Em Oeiras, na encosta da Serra de Carnaxide, o que sobra de proteção ambiental, dada a intensidade de ocupação do território em redor, fora decidido acautelar solos, água, ar, zona verde. Por um passo de magia, entre dois planos municipais, a zona de segurança e qualificação desapareceu e passou a solo urbano, ou seja, para prédios e mais prédios ... acabando com uma das últimas zonas verdes do concelho de Oeiras.
Em Lisboa — não bastava o processo galopante de gentrificação e expulsão dos residentes incluindo idosos que a solicitude cristã que inspirou a lei das rendas à líder do PP veio agilizar, exponenciada pelos vistos gold e pelos investimentos imobiliários globais — acresce agora a convulsiva edificação da zona ribeirinha. Não é só a barreira que cria às históricas encostas das nossas colinas, ao seu sistema de vistas e ao espraio para o rio. É a sofreguidão com que, usando grandes ateliês de arquitetura, o imobiliário vai descarregar onze prédios de sete andares em Alcântara, mais todo o trânsito que a vida desses prédios vai pôr a entrar e a sair não se sabe por onde, tudo isto à cota zero. E não fica por aí, o mesmo se vai passar no Aterro da Boavista em Santos — com prédios de oito andares mais dois pisos técnicos na Boavista Nascente e Boavista Poente. E, mais adiante, a sobrecarregada urbanização da Matinha.
Depois, dentro da cidade há muitos outros casos que o gigantismo balofo do megaimobiliário prepara e que se desdobrarão num pesadelo de tráfego urbano e de obstrução exibicionista à cidade histórica.
O problema não está na construção de prédios. O problema está na desmesura e até na fealdade: duas razões que a lei prevê poderem ser motivo de não aprovação por parte das câmaras e que nunca conseguem vingar porque alguns direitos por algumas vias tortas conseguiram algemar a lei, a cidadania e o futuro.

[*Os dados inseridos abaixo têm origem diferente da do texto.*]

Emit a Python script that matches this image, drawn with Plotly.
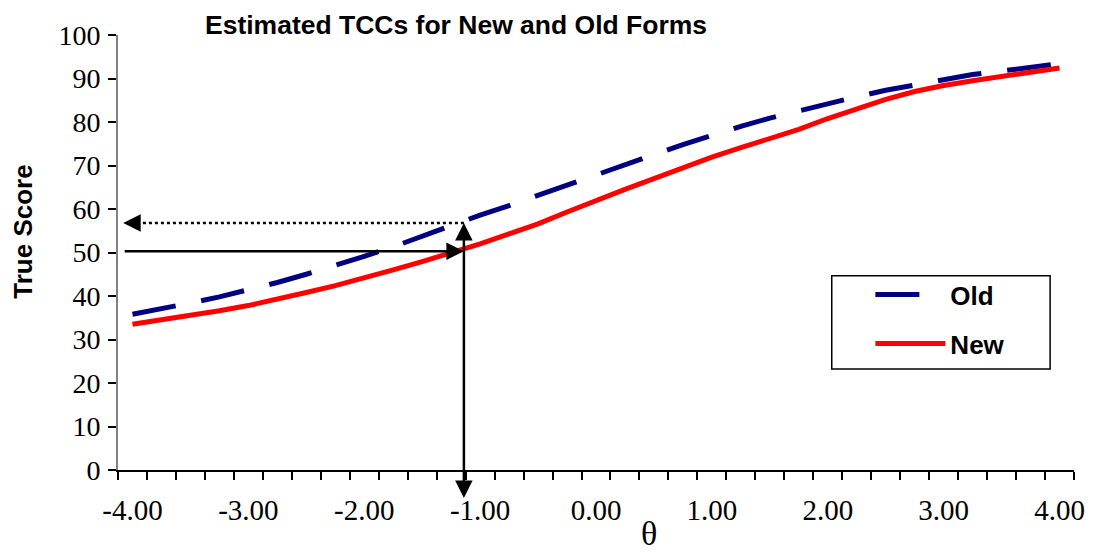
import plotly.graph_objects as go

# theta categories (Excel category axis, every 0.25)
theta = [-4.00, -3.75, -3.50, -3.25, -3.00, -2.75, -2.50, -2.25, -2.00, -1.75, -1.50,
         -1.25, -1.00, -0.75, -0.50, -0.25, 0.00, 0.25, 0.50, 0.75, 1.00, 1.25, 1.50,
         1.75, 2.00, 2.25, 2.50, 2.75, 3.00, 3.25, 3.50, 3.75, 4.00]

old_form = [35.8, 37.0, 38.4, 39.8, 41.4, 43.1, 45.0, 47.0, 49.1, 51.3, 53.8,
            56.3, 58.6, 60.8, 63.2, 65.6, 68.0, 70.4, 72.5, 74.8, 77.0, 79.0, 80.9,
            82.6, 84.3, 85.8, 87.3, 88.6, 89.7, 90.9, 91.8, 92.7, 93.4]

new_form = [33.5, 34.5, 35.5, 36.6, 37.8, 39.2, 40.8, 42.4, 44.1, 46.0, 47.9,
            49.9, 52.0, 54.3, 56.6, 59.3, 62.0, 64.5, 67.0, 69.5, 71.9, 74.1, 76.2,
            78.3, 80.8, 83.0, 85.2, 87.0, 88.4, 89.5, 90.5, 91.5, 92.4]

tick_vals = [-4, -3, -2, -1, 0, 1, 2, 3, 4]
tick_text = ["-4.00", "-3.00", "-2.00", "-1.00", "0.00", "1.00", "2.00", "3.00", "4.00"]

# equating arrows
theta_cut = -1.14
new_at_cut = 50.3
old_at_cut = 56.8
arrow_left = -4.08
arrow_bottom = -6.8

serif = "Liberation Serif, Times New Roman, serif"
sans = "Liberation Sans, Arial, sans-serif"

fig = go.Figure()
fig.add_trace(go.Scatter(
    x=theta, y=old_form, mode="lines", name="Old", legendgroup="old",
    line=dict(color="#000080", width=5, dash="44px,26px"),
))
fig.add_trace(go.Scatter(
    x=theta, y=new_form, mode="lines", name="New", legendgroup="new",
    line=dict(color="#FF0000", width=5),
))

# dotted horizontal line (old score) + arrow head on the left
fig.add_shape(type="line", xref="x", yref="y",
              x0=theta_cut, x1=arrow_left + 0.05, y0=old_at_cut, y1=old_at_cut,
              line=dict(color="black", width=2.5, dash="dot"))
fig.add_annotation(x=arrow_left, y=old_at_cut, ax=arrow_left + 0.12, ay=old_at_cut,
                   xref="x", yref="y", axref="x", ayref="y", text="",
                   showarrow=True, arrowhead=2, arrowsize=1.4, arrowwidth=2.5, arrowcolor="black")
# solid horizontal arrow (new score)
fig.add_annotation(x=theta_cut, y=new_at_cut, ax=arrow_left, ay=new_at_cut,
                   xref="x", yref="y", axref="x", ayref="y", text="",
                   showarrow=True, arrowhead=2, arrowsize=1.4, arrowwidth=2.5, arrowcolor="black")
# vertical double arrow at theta
fig.add_annotation(x=theta_cut, y=old_at_cut, ax=theta_cut, ay=arrow_bottom,
                   xref="x", yref="y", axref="x", ayref="y", text="",
                   showarrow=True, arrowhead=2, startarrowhead=2, arrowside="end+start",
                   arrowsize=1.4, startarrowsize=1.4, arrowwidth=2.5, arrowcolor="black")

# legend box
fig.add_shape(type="rect", xref="paper", yref="paper",
              x0=0.7466, x1=0.975, y0=0.2323, y1=0.4465,
              line=dict(color="black", width=1.5), fillcolor="rgba(0,0,0,0)")

# axis titles
fig.add_annotation(text="θ", xref="paper", yref="paper", x=0.555, y=-0.146,
                   xanchor="center", yanchor="middle",
                   showarrow=False, font=dict(family=serif, size=34, color="black"))
fig.add_annotation(text="<b>True Score</b>", xref="paper", yref="paper", x=-0.0997, y=0.547,
                   xanchor="center", yanchor="middle",
                   textangle=-90, showarrow=False, font=dict(family=sans, size=26, color="black"))

# page body has an 8px margin: shrink the figure so the plot area lands on the reference pixels
fig.update_layout(
    width=1089, height=544,
    margin=dict(l=110, r=16, t=23, b=82),
    paper_bgcolor="white", plot_bgcolor="white",
    title=dict(text="<b>Estimated TCCs for New and Old Forms</b>",
               x=197 / 1089, xanchor="left", xref="container",
               y=1 - 17 / 544, yanchor="middle", yref="container",
               font=dict(family=sans, size=26.5, color="black")),
    legend=dict(x=0.787, y=0.457, xanchor="left", yanchor="top",
                bgcolor="rgba(0,0,0,0)", borderwidth=0, itemwidth=70,
                tracegroupgap=12,
                font=dict(family=sans, size=26, color="black", weight="bold")),
    showlegend=True,
)
fig.update_xaxes(
    range=[-4.125, 4.125], tickvals=tick_vals, ticktext=tick_text,
    ticks="", ticklabelstandoff=13,
    tickfont=dict(family=serif, size=29, color="black"),
    showline=True, linecolor="black", linewidth=2, showgrid=False, zeroline=False,
    minor=dict(ticks="outside", tick0=-4.125, dtick=0.25, ticklen=8, tickwidth=1.5,
               tickcolor="black", showgrid=False),
)
fig.update_yaxes(
    range=[0, 100], dtick=10, ticks="outside", ticklen=8, tickwidth=1.5, tickcolor="black",
    ticklabelstandoff=2,
    tickfont=dict(family=serif, size=28, color="black"),
    showline=True, linecolor="#808080", linewidth=2, showgrid=False, zeroline=False,
)

fig.write_html("out.html")
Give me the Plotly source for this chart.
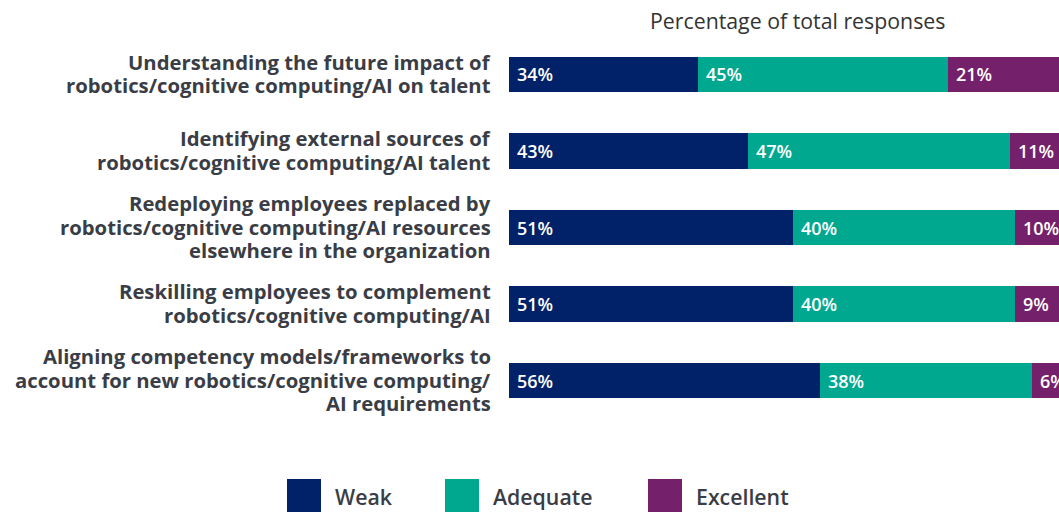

Quando chegamos ao ponto de o presidente da CML vir confessar-se impotente para chumbar aquilo que ele próprio considerou um ‘mono’, como aconteceu no Largo do Rato, sentimos que vivemos em duas repúblicas: uma é a nossa e chama-se país; outra pertence ao imobiliário, à banca, aos gabinetes de advogados e de arquitetos, aos grandes negócios que se combinam à revelia de todos nós.
A irracionalidade deste sistema duplo corrói o país. Muitas vezes não só corrói como corrompe. A história a seguir já todos a conhecem: ficarão as despesas para pagarmos, incluindo dívidas e riscos que não se acautelaram; o território por reabilitar, e mais uma vez a moralidade da história que ninguém quis aprender.